Essentially, I suppose messengering has now officially become really cool waiting, and if "Quicksilver" were made today they'd probably just spend the whole movie sitting around in a park until the very end of the movie when the characters all fight to the death for a single job.

Incidentally, if you too pine for a past that never was and are looking for something to blame, here's a bizarre explanation of all that's wrong with modern society that was forwarded to me by another reader:

Change from Vernon Huffman on Vimeo.

Sometimes, though, the simplest explanation is the correct one, and the sorry state of current affairs might simply be due to the fact that people are no longer bothering to conceal their genitals:

To cute guy on bike on in tiny shorts with his dick hangn out - m4m (5th ave and Union)
Date: 2010-07-10, 4:04PM EDT

You were stopped on your bike at Union and 5th and your shorts were pushed completely aside so the entirety of your dick and balls could hang out the side of your shorts.

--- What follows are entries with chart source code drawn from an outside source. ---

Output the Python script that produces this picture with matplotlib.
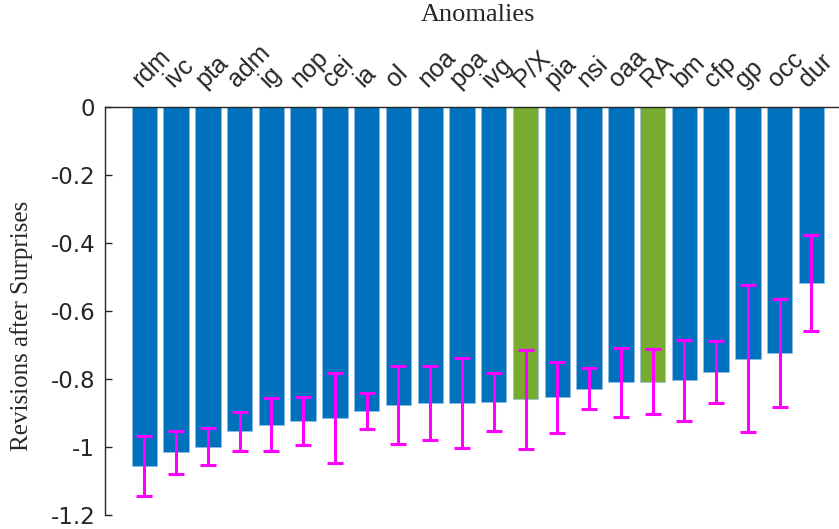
import numpy as np
import matplotlib
matplotlib.use('Agg')
import matplotlib.pyplot as plt
import matplotlib.transforms as mtransforms

# anomaly names, mean revision after surprises, and error bar half-widths
anomalies = ['rdm', 'ivc', 'pta', 'adm', 'ig', 'nop', 'cei', 'ia', 'ol', 'noa', 'poa',
             'ivg', 'P/X', 'pia', 'nsi', 'oaa', 'RA', 'bm', 'cfp', 'gp', 'occ', 'dur']
revisions = [-1.056, -1.016, -0.999, -0.954, -0.935, -0.924, -0.915, -0.893, -0.876, -0.870, -0.870,
             -0.868, -0.860, -0.854, -0.828, -0.810, -0.808, -0.804, -0.779, -0.740, -0.724, -0.518]
errors = [0.089, 0.063, 0.055, 0.058, 0.078, 0.071, 0.132, 0.053, 0.114, 0.109, 0.133,
          0.085, 0.146, 0.104, 0.060, 0.102, 0.096, 0.120, 0.091, 0.217, 0.158, 0.141]
highlight = ['P/X', 'RA']

blue = '#0072BD'
green = '#77AC30'
grey = '#262626'

x = np.arange(len(anomalies))
colors = [green if a in highlight else blue for a in anomalies]

fig = plt.figure(figsize=(8.39, 5.29), dpi=100)
ax = fig.add_axes([0.125, 0.0265, 0.875, 0.7712])

ax.bar(x, revisions, width=0.8, color=colors, edgecolor='#8fbfe6', linewidth=0.5, zorder=2)
ax.errorbar(x, revisions, yerr=errors, fmt='none', ecolor='#FF00FF',
            elinewidth=2.2, capsize=5.8, capthick=2.2, zorder=3)

ax.set_xlim(-1.244, 21.87)
ax.set_ylim(-1.2, 0)

# y axis: MATLAB-style labels with a plain hyphen
yt = np.arange(0, -1.21, -0.2)
ax.set_yticks(yt)
ax.set_yticklabels(['0' if abs(v) < 1e-9 else ('%g' % round(v, 1)) for v in yt])
ax.tick_params(axis='y', direction='in', length=5, width=1, colors=grey,
               labelsize=16.5, labelcolor=grey, pad=7)
for t in ax.get_yticklabels():
    t.set_fontfamily('DejaVu Sans')

# x axis sits on top, labels tilted 45 degrees
ax.xaxis.set_ticks_position('top')
ax.xaxis.set_label_position('top')
ax.set_xticks(x)
ax.set_xticklabels(anomalies, rotation=45, ha='left', va='baseline',
                   rotation_mode='anchor', fontsize=18, color=grey,
                   fontfamily='Liberation Sans')
ax.tick_params(axis='x', length=0, pad=13.5)
offset = mtransforms.ScaledTranslation(-3 / 100, 0, fig.dpi_scale_trans)
for t in ax.get_xticklabels():
    t.set_transform(t.get_transform() + offset)

for side in ['right', 'bottom']:
    ax.spines[side].set_visible(False)
for side in ['left', 'top']:
    ax.spines[side].set_color(grey)
    ax.spines[side].set_linewidth(1)

ax.set_ylabel('Revisions after Surprises', fontsize=18, fontfamily='Liberation Serif',
              color=grey, va='center')
ax.yaxis.set_label_coords(-0.113, 0.463)
fig.text(0.570, 0.972, 'Anomalies', fontsize=19, fontfamily='Liberation Serif',
         color=grey, ha='center', va='center')

fig.savefig('out.png', dpi=100)
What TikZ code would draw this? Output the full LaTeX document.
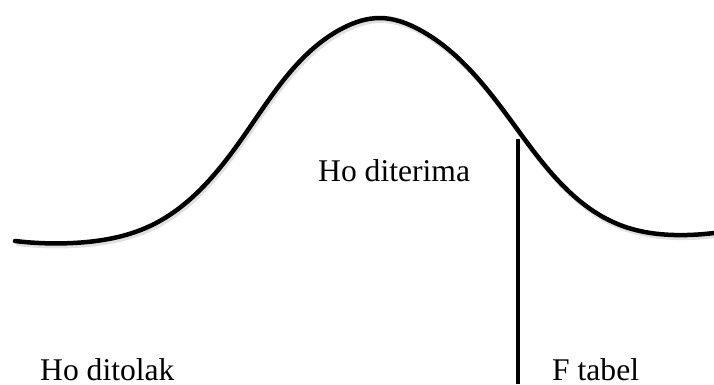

As you rode off, your genitals bobbed up and down with every rotation of the pedals. Everyone was just looking at you like viewing a car accident.
I am sure there are plenty of places you could go where exhibiting your sweaty flacid junk would be appreciated, but visually tea bagging all the residents of Park Slope is not appropriate. Get it together brother.

I guess even Park Slope is not safe from the tea baggers.